The idea of purchasing the site is the brainchild of Gardens for Kitsap, a community group consisting of Port Orchard residents Mary Colborn, Loretta Fritz and Karen Stockton.

“They came to me just about three months ago and suggested we try to do this,” Hardison said. “Since then, everything has just gone really quickly.”

Hardison said she expected to hear from the Birkenfeld Trust on Friday about transferring the funds, after which the Helpline directors would arrange to make the downpayment to the Greseths.

Helpline’s lease on its current 7,500-square-foot space in the Westbay Center runs through May 2010, and Hardison said the process of moving the food bank’s operations up the hill to the nursery facility will begin after the first of the year.

“We’ll be in there completely a year from now,” she said. “In the meantime, we have a lot of work to do.”

While the new site will be much larger, Hardison believes the agency’s operating costs will actually be lower. Or at least there will be more opportunities to recoup them.

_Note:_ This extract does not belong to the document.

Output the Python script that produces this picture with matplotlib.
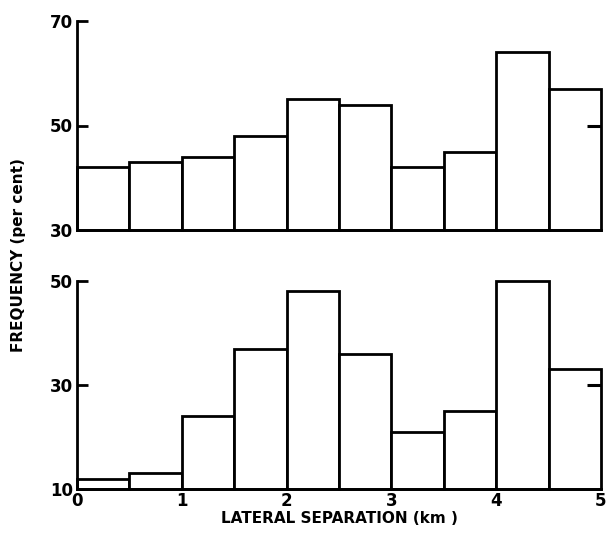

For one thing, owning its own home will eliminate the need to write a monthly rent check. Moreover, all the new programs Hardison and Gardens for Kitsap envision will make the agency eligible for a wide variety of grants.

“We’re planning all sorts of workshops and gardening classes,” she said. “That would enable us to apply for education- and agricultural-type grants. Then we can do job-training programs onsite that would be eligible for vocational grant money. The list is almost endless.”

In addition, she said a range of private donors, from the Paul Allen Foundation to the Suquamish Tribe, have expressed interest in the novel concept.

“The key is, this makes us much more self-sufficient,” she said. “The South Kitsap community has always been very generous in its support, but this allows us to do even more for ourselves — and, in turn, more for the people who need our help.

“This is just a huge development for the community,” Hardison said, “and we’re completely jazzed about it.”